As I’ve just noted, balancing your autonomic nervous system takes practice. So does strengthening all four of your C.A.R.E. pathways. Not only does it take practice to heal your connected brain, it is a practice, in the same sense that yoga or meditation is a practice. At first, learning to nourish your neural pathways for feeling Calm, Accepted, Resonant, and Energetic will feel awkward. It may feel as if you’re working against everything your culture has taught you about relationships—and, in fact, that’s exactly what you’re doing. But work on the C.A.R.E. pathways often enough and they will thrive. Soon, growing and sustaining healthy relationships will feel more natural.

It is time to send parents a new instruction manual for raising their children; it is time to send our children a new set of rules for interacting with friends and enemies; it is time to make our business leaders a new template for helping employees work cooperatively; and it is time to teach our world leaders how to guide their communities to fulfill their capacities to connect.

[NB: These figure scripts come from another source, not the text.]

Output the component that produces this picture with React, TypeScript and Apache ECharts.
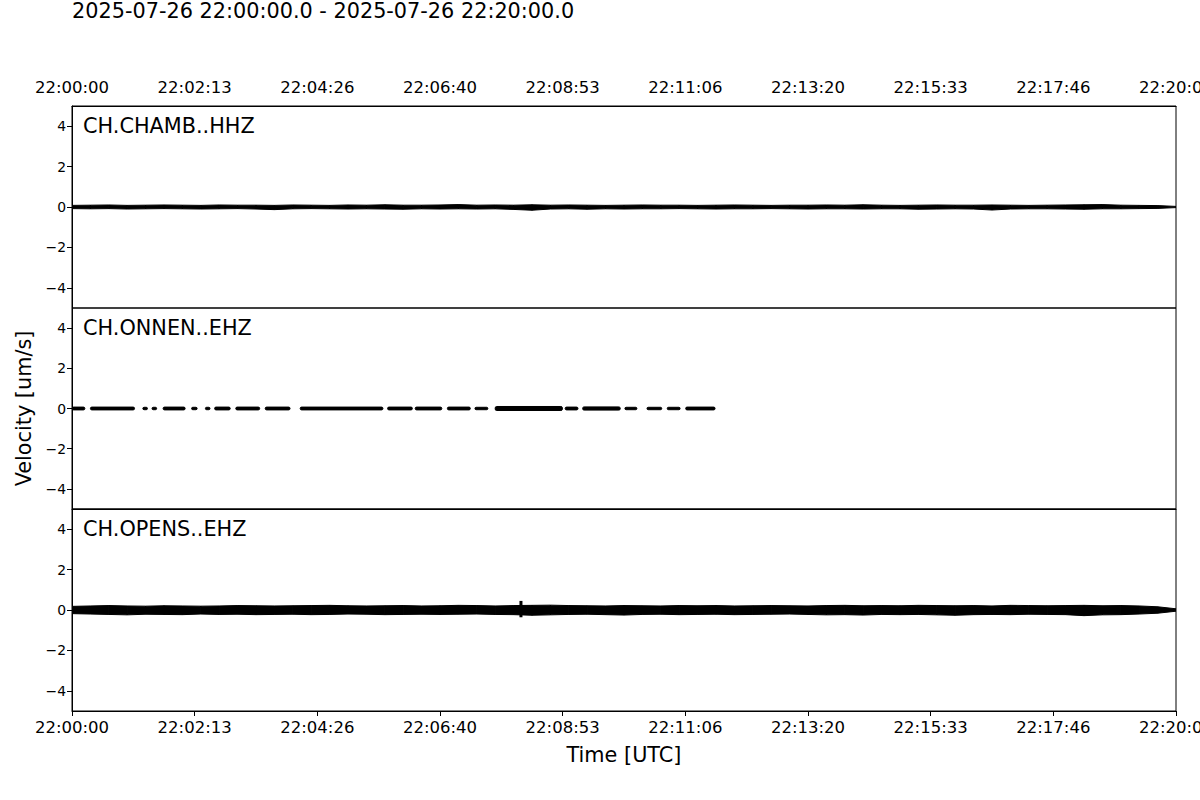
import React, { useEffect, useRef } from "react";
import * as echarts from "echarts";

// ---- data ----
const TITLE = "2025-07-26 22:00:00.0 - 2025-07-26 22:20:00.0";
const STATIONS = ["CH.CHAMB..HHZ", "CH.ONNEN..EHZ", "CH.OPENS..EHZ"];
const START_HOUR = 22;
const DURATION = 1200; // seconds
const Y_TICKS = [-4, -2, 0, 2, 4];
const STEP = 20; // seconds between envelope samples
const TIMES = Array.from({ length: DURATION / STEP + 1 }, (_, i) => i * STEP);

// CH.CHAMB..HHZ envelope (um/s), one value every 20 s
const CHAMB_HI = [0.08,0.09,0.10,0.08,0.09,0.10,0.09,0.08,0.10,0.09,0.09,0.08,0.10,0.09,0.08,0.10,0.09,0.11,0.09,0.09,0.10,0.12,0.09,0.10,0.09,0.11,0.09,0.10,0.09,0.08,0.09,0.10,0.09,0.09,0.08,0.09,0.10,0.09,0.08,0.09,0.09,0.10,0.09,0.11,0.09,0.08,0.09,0.10,0.09,0.09,0.10,0.09,0.08,0.09,0.10,0.11,0.12,0.09,0.08,0.07,0.03];
const CHAMB_LO = [-0.08,-0.09,-0.08,-0.10,-0.09,-0.08,-0.09,-0.10,-0.09,-0.08,-0.10,-0.13,-0.09,-0.08,-0.09,-0.10,-0.09,-0.10,-0.11,-0.09,-0.10,-0.09,-0.10,-0.09,-0.12,-0.16,-0.10,-0.09,-0.11,-0.09,-0.10,-0.09,-0.09,-0.08,-0.09,-0.10,-0.09,-0.09,-0.08,-0.09,-0.10,-0.09,-0.09,-0.10,-0.09,-0.09,-0.11,-0.10,-0.09,-0.10,-0.15,-0.10,-0.09,-0.09,-0.10,-0.11,-0.09,-0.09,-0.08,-0.07,-0.03];

// CH.ONNEN..EHZ data segments: [start s, end s, half amplitude um/s]
const ONNEN_SEGMENTS = [
  [0, 14, 0.07], [20, 68, 0.07], [77, 82, 0.06], [87, 92, 0.06], [99, 123, 0.07],
  [130, 136, 0.06], [145, 150, 0.06], [155, 172, 0.07], [178, 204, 0.07], [210, 237, 0.07],
  [248, 338, 0.07], [343, 370, 0.07], [373, 402, 0.07], [408, 433, 0.07], [438, 452, 0.06],
  [460, 533, 0.1], [536, 550, 0.07], [555, 596, 0.08], [601, 614, 0.06], [625, 641, 0.06],
  [647, 661, 0.06], [667, 699, 0.07],
];

// CH.OPENS..EHZ envelope (um/s), one value every 20 s
const OPENS_HI = [0.18,0.20,0.22,0.20,0.19,0.21,0.20,0.19,0.20,0.22,0.21,0.20,0.21,0.22,0.23,0.21,0.20,0.21,0.22,0.20,0.21,0.23,0.22,0.20,0.22,0.23,0.24,0.22,0.21,0.20,0.22,0.21,0.20,0.22,0.21,0.22,0.20,0.21,0.22,0.21,0.20,0.22,0.23,0.21,0.22,0.21,0.23,0.22,0.21,0.22,0.20,0.23,0.22,0.21,0.22,0.23,0.21,0.22,0.20,0.16,0.06];
const OPENS_LO = [-0.18,-0.20,-0.22,-0.24,-0.21,-0.22,-0.23,-0.20,-0.22,-0.21,-0.23,-0.22,-0.21,-0.23,-0.22,-0.20,-0.21,-0.23,-0.22,-0.21,-0.22,-0.21,-0.20,-0.22,-0.23,-0.26,-0.24,-0.22,-0.21,-0.23,-0.25,-0.22,-0.21,-0.23,-0.22,-0.21,-0.23,-0.22,-0.21,-0.20,-0.22,-0.24,-0.23,-0.25,-0.22,-0.23,-0.22,-0.24,-0.26,-0.23,-0.22,-0.23,-0.21,-0.22,-0.23,-0.28,-0.24,-0.23,-0.20,-0.16,-0.06];
// short transient on OPENS: [time s, min, max]
const OPENS_SPIKES = [[488, -0.36, 0.45]];

const FONT = "DejaVu Sans";

function fmtTime(v: number) {
  const s = Math.floor(v + 1e-6);
  const h = START_HOUR + Math.floor(s / 3600);
  const m = Math.floor((s % 3600) / 60);
  const sec = s % 60;
  const p = (n: number) => String(n).padStart(2, "0");
  return `${p(h)}:${p(m)}:${p(sec)}`;
}

function envelopeSeries(gridIdx: number, hi: number[], lo: number[]) {
  return {
    type: "custom",
    xAxisIndex: gridIdx,
    yAxisIndex: gridIdx,
    clip: true,
    data: TIMES.map((t, i) => [t, lo[i], hi[i]]),
    encode: { x: 0, y: [1, 2] },
    renderItem: (params: any, api: any) => {
      const i = params.dataIndex;
      if (i >= TIMES.length - 1) return null;
      const a = api.coord([TIMES[i], hi[i]]);
      const b = api.coord([TIMES[i + 1], hi[i + 1]]);
      const c = api.coord([TIMES[i + 1], lo[i + 1]]);
      const d = api.coord([TIMES[i], lo[i]]);
      return {
        type: "polygon",
        shape: { points: [a, b, c, d] },
        style: { fill: "#000", stroke: "#000", lineWidth: 1 },
      };
    },
  };
}

function segmentSeries(gridIdx: number, segs: number[][]) {
  return {
    type: "custom",
    xAxisIndex: gridIdx,
    yAxisIndex: gridIdx,
    clip: true,
    data: segs,
    encode: { x: [0, 1], y: 2 },
    renderItem: (params: any, api: any) => {
      const s = api.value(0), e = api.value(1), a = api.value(2);
      const p0 = api.coord([s, a]);
      const p1 = api.coord([e, -a]);
      return {
        type: "rect",
        shape: { x: p0[0], y: p0[1], width: Math.max(p1[0] - p0[0], 1), height: p1[1] - p0[1], r: 1.5 },
        style: { fill: "#000", stroke: "#000", lineWidth: 1 },
      };
    },
  };
}

function spikeSeries(gridIdx: number, spikes: number[][]) {
  return {
    type: "custom",
    xAxisIndex: gridIdx,
    yAxisIndex: gridIdx,
    clip: true,
    data: spikes,
    encode: { x: 0, y: [1, 2] },
    renderItem: (params: any, api: any) => {
      const t = api.value(0);
      const p0 = api.coord([t, api.value(2)]);
      const p1 = api.coord([t, api.value(1)]);
      return {
        type: "rect",
        shape: { x: p0[0] - 1.5, y: p0[1], width: 3, height: p1[1] - p0[1] },
        style: { fill: "#000" },
      };
    },
  };
}

export default function App() {
  const ref = useRef<HTMLDivElement>(null);
  useEffect(() => {
    document.body.style.margin = "0";
    const chart = echarts.init(ref.current!, null, { renderer: "svg" });
    const tops = [106, 308, 509];
    const heights = [202, 201, 202];
    const grids = tops.map((top, i) => ({
      left: 72,
      width: 1104,
      top,
      height: heights[i],
      show: true,
      borderColor: "#000",
      borderWidth: 1,
      backgroundColor: "transparent",
      containLabel: false,
      outerBoundsMode: "none",
    }));
    const xAxes = [0, 1, 2].map((i) => ({
      type: "value",
      gridIndex: i,
      min: 0,
      max: DURATION,
      interval: DURATION / 9,
      position: i === 0 ? "top" : "bottom",
      splitLine: { show: false },
      axisLine: { show: true, onZero: false, lineStyle: { color: "#000", width: 1 } },
      axisTick: {
        show: i === 2,
        inside: false,
        length: 5,
        lineStyle: { color: "#000" },
      },
      axisLabel: {
        show: i !== 1,
        formatter: fmtTime,
        color: "#000",
        fontFamily: FONT,
        fontSize: 16.5,
        margin: i === 0 ? 10 : 8,
        showMinLabel: true,
        showMaxLabel: true,
        hideOverlap: false,
      },
      name: i === 2 ? "Time [UTC]" : "",
      nameLocation: "middle",
      nameGap: 33,
      nameTextStyle: { fontFamily: FONT, fontSize: 20.8, color: "#000" },
    }));
    const yAxes = [0, 1, 2].map((i) => ({
      type: "value",
      gridIndex: i,
      min: -5,
      max: 5,
      splitLine: { show: false },
      axisLine: { show: true, onZero: false, lineStyle: { color: "#000", width: 1 } },
      axisTick: {
        show: true,
        length: 5,
        lineStyle: { color: "#000" },
        customValues: Y_TICKS,
      },
      axisLabel: {
        color: "#000",
        fontFamily: FONT,
        fontSize: 13.9,
        margin: 6,
        customValues: Y_TICKS,
        formatter: (v: number) => String(v).replace("-", "\u2212"),
      },
      name: i === 1 ? "Velocity [um/s]" : "",
      nameLocation: "middle",
      nameGap: 37,
      nameRotate: 90,
      nameTextStyle: { fontFamily: FONT, fontSize: 20.8, color: "#000" },
    }));
    const stationTexts = STATIONS.map((s, i) => ({
      type: "text",
      x: 83,
      y: tops[i] + 20,
      style: {
        text: s,
        font: `20.8px '${FONT}'`,
        fill: "#000",
        verticalAlign: "middle",
        align: "left",
      },
    }));
    chart.setOption({
      animation: false,
      backgroundColor: "#fff",
      grid: grids,
      xAxis: xAxes,
      yAxis: yAxes,
      graphic: [
        {
          type: "text",
          x: 72,
          y: 11,
          style: {
            text: TITLE,
            font: `20.8px '${FONT}'`,
            fill: "#000",
            verticalAlign: "middle",
            align: "left",
          },
        },
        ...stationTexts,
      ],
      series: [
        envelopeSeries(0, CHAMB_HI, CHAMB_LO),
        segmentSeries(1, ONNEN_SEGMENTS),
        envelopeSeries(2, OPENS_HI, OPENS_LO),
        spikeSeries(2, OPENS_SPIKES),
      ],
    });
    return () => chart.dispose();
  }, []);
  return <div ref={ref} style={{ width: 1200, height: 800 }} />;
}
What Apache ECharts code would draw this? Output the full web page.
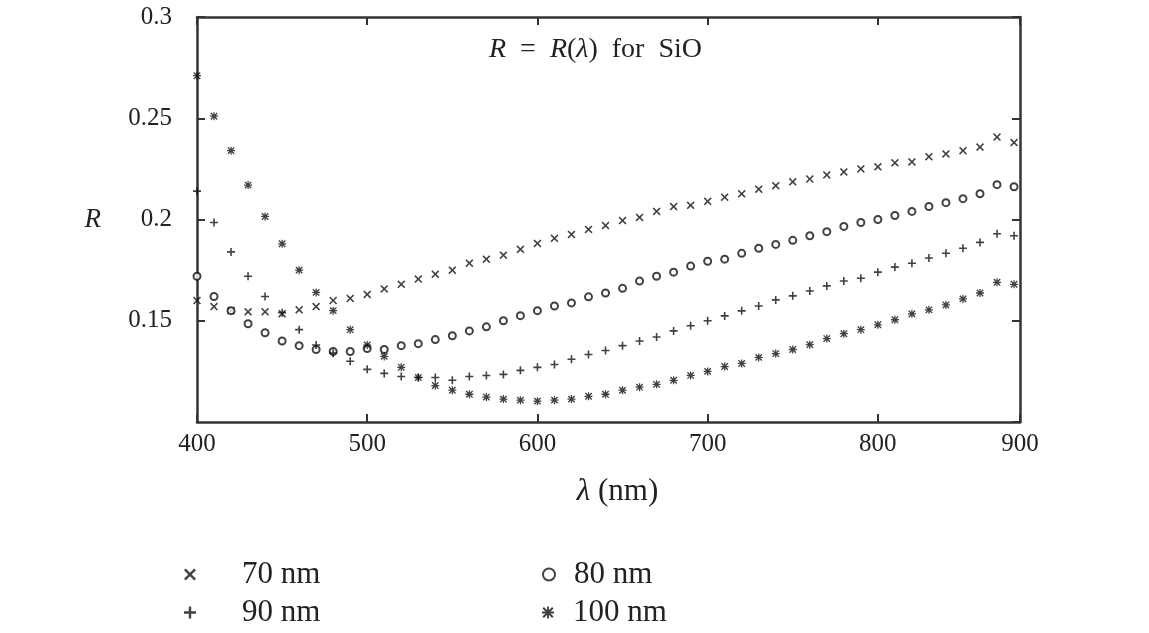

We need an approach to human relationships that accurately reflects how interconnected we all are and nourishes our ability to use healthy relationships for richer, healthier lives.

It’s often said that a culture changes one person at a time, and that the only person you can change is yourself. But when you realize that we are not separated by strict boundaries, and that our relationships have a neurological life that unfolds inside the brains and minds of everyone we encounter, those statements seem too limiting. The minute you make a change in the way you relate to people—when you become less judgmental, more curious, less fearful, more accepting—you also make a shift in the places where you and other people overlap. When you improve your pathways for connection, the artificial walls that support the separation mentality melt away; those boundaries transform into rich areas of human interface, abuzz with growth and energy.

In other words, when a relationship changes, it quite literally changes the minds of everyone in that relationship. Your own transformation isn’t limited to yourself alone, because you are not alone. We live within one another.